Can I use one supplier for both canteen and growler styles?

Yes, if the factory already works with multiple drinkware structures and has proper tooling discipline. A good canteen manufacturer in Zhejiang can often produce a custom canteen, a customizable canteen, and a custom growler-style SKU if the parts are modular. The key is whether they can keep thread tolerances, seal fit, and packing consistent across all formats. Ask for separate quotes and samples for each shape. If the supplier struggles to separate lid systems or cannot repeat print registration, do not combine the projects.

What compliance documents do European and North American buyers usually ask for?

You should expect a food-contact declaration, packaging specifications, and test support for coatings or silicone parts.

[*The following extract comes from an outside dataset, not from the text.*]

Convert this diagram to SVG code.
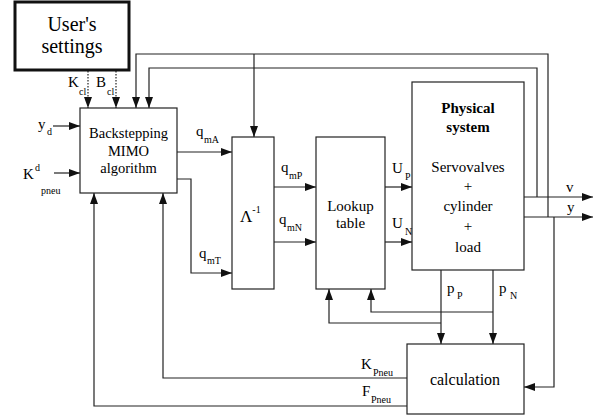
<svg xmlns="http://www.w3.org/2000/svg" width="608" height="416" viewBox="0 0 608 416">
<defs>
<marker id="ah" markerUnits="userSpaceOnUse" markerWidth="12" markerHeight="10" refX="11" refY="4" orient="auto">
<path d="M0,0 L11,4 L0,8 z" fill="#111"/>
</marker>
</defs>
<rect width="608" height="416" fill="#fff"/>
<g id="connectors" fill="none" stroke="#222" stroke-width="1.2" marker-end="url(#ah)">
<path stroke-dasharray="1.5,1.5" d="M88,71 V108"/>
<path stroke-dasharray="1.5,1.5" d="M116,71 V108"/>
<path d="M548,217 V54 H136 V108"/>
<path d="M537,197 V68 H149 V108"/>
<path d="M254,54 V137"/>
<path d="M53,126 H80"/>
<path d="M54,173 H80"/>
<path d="M177,152 H232"/>
<path d="M177,179 H191 V273 H232"/>
<path d="M274,187 H316"/>
<path d="M274,242 H316"/>
<path d="M385,187 H412"/>
<path d="M385,242 H412"/>
<path d="M524,197 H593"/>
<path d="M524,217 H593"/>
<path d="M554,217 V387 H524"/>
<path d="M441,270 V344"/>
<path d="M493,270 V344"/>
<path d="M493,312 H371 V289"/>
<path d="M441,323 H329 V289"/>
<path d="M407,378 H163 V193"/>
<path d="M407,406 H94 V193"/>
</g>
<g id="users-settings" font-family="Times New Roman, Liberation Serif, serif" text-anchor="middle" font-size="20">
<rect x="15" y="2" width="114" height="68" fill="#fff" stroke="#111" stroke-width="3"/>
<text x="72" y="31">User's</text>
<text x="72" y="53">settings</text>
</g>
<g id="backstepping" font-family="Times New Roman, Liberation Serif, serif" text-anchor="middle" font-size="14.5">
<rect x="80" y="108" width="97" height="85" fill="#fff" stroke="#222" stroke-width="1.2"/>
<text x="128.5" y="138">Backstepping</text>
<text x="128.5" y="156">MIMO</text>
<text x="128.5" y="173">algorithm</text>
</g>
<g id="lambda" font-family="Times New Roman, Liberation Serif, serif">
<rect x="232" y="137" width="42" height="152" fill="#fff" stroke="#222" stroke-width="1.2"/>
<text x="240" y="222" font-size="17">Λ<tspan font-size="10" dy="-9">-1</tspan></text>
</g>
<g id="lookup" font-family="Times New Roman, Liberation Serif, serif" text-anchor="middle" font-size="15">
<rect x="316" y="137" width="69" height="152" fill="#fff" stroke="#222" stroke-width="1.2"/>
<text x="350.5" y="211">Lookup</text>
<text x="350.5" y="228">table</text>
</g>
<g id="physical" font-family="Times New Roman, Liberation Serif, serif" text-anchor="middle" font-size="15">
<rect x="412" y="82" width="112" height="188" fill="#fff" stroke="#222" stroke-width="1.2"/>
<text x="468" y="113" font-weight="bold">Physical</text>
<text x="468" y="132" font-weight="bold">system</text>
<text x="468" y="172">Servovalves</text>
<text x="468" y="191">+</text>
<text x="468" y="211">cylinder</text>
<text x="468" y="231">+</text>
<text x="468" y="252">load</text>
</g>
<g id="calculation" font-family="Times New Roman, Liberation Serif, serif" text-anchor="middle" font-size="16">
<rect x="407" y="344" width="117" height="70" fill="#fff" stroke="#222" stroke-width="1.2"/>
<text x="465" y="385">calculation</text>
</g>
<g id="labels" font-family="Times New Roman, Liberation Serif, serif" font-size="15">
<text x="68" y="87">K</text><text font-size="10" x="79" y="95">cl</text>
<text x="96" y="87">B</text><text font-size="10" x="107" y="95">cl</text>
<text x="38" y="129">y</text><text font-size="10" x="47" y="135">d</text>
<text x="23" y="179">K</text><text font-size="10" x="35" y="171">d</text><text font-size="10" x="41" y="194">pneu</text>
<text x="196" y="136">q</text><text font-size="10" x="204" y="143">mA</text>
<text x="199" y="258">q</text><text font-size="10" x="207" y="264">mT</text>
<text x="281" y="172">q</text><text font-size="10" x="289" y="179">mP</text>
<text x="279" y="224">q</text><text font-size="10" x="287" y="231">mN</text>
<text x="392" y="173">U</text><text font-size="10" x="405" y="180">P</text>
<text x="392" y="228">U</text><text font-size="10" x="405" y="235">N</text>
<text x="566" y="192">v</text>
<text x="567" y="212">y</text>
<text x="447" y="293">p</text><text font-size="10" x="457" y="299">P</text>
<text x="499" y="293">p</text><text font-size="10" x="510" y="299">N</text>
<text x="361" y="369">K</text><text font-size="10" x="373" y="376">Pneu</text>
<text x="362" y="396">F</text><text font-size="10" x="371" y="403">Pneu</text>
</g>
</svg>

For Europe, REACH-related support is often requested. For North America, buyers may ask for FDA food-contact information depending on the materials and channel. If your product includes stainless parts, the supplier should identify the material grade and provide corrosion or migration-related evidence where relevant. Keep the file organized before shipping; it saves days when your distributor or retail customer asks for it after the PO is already live.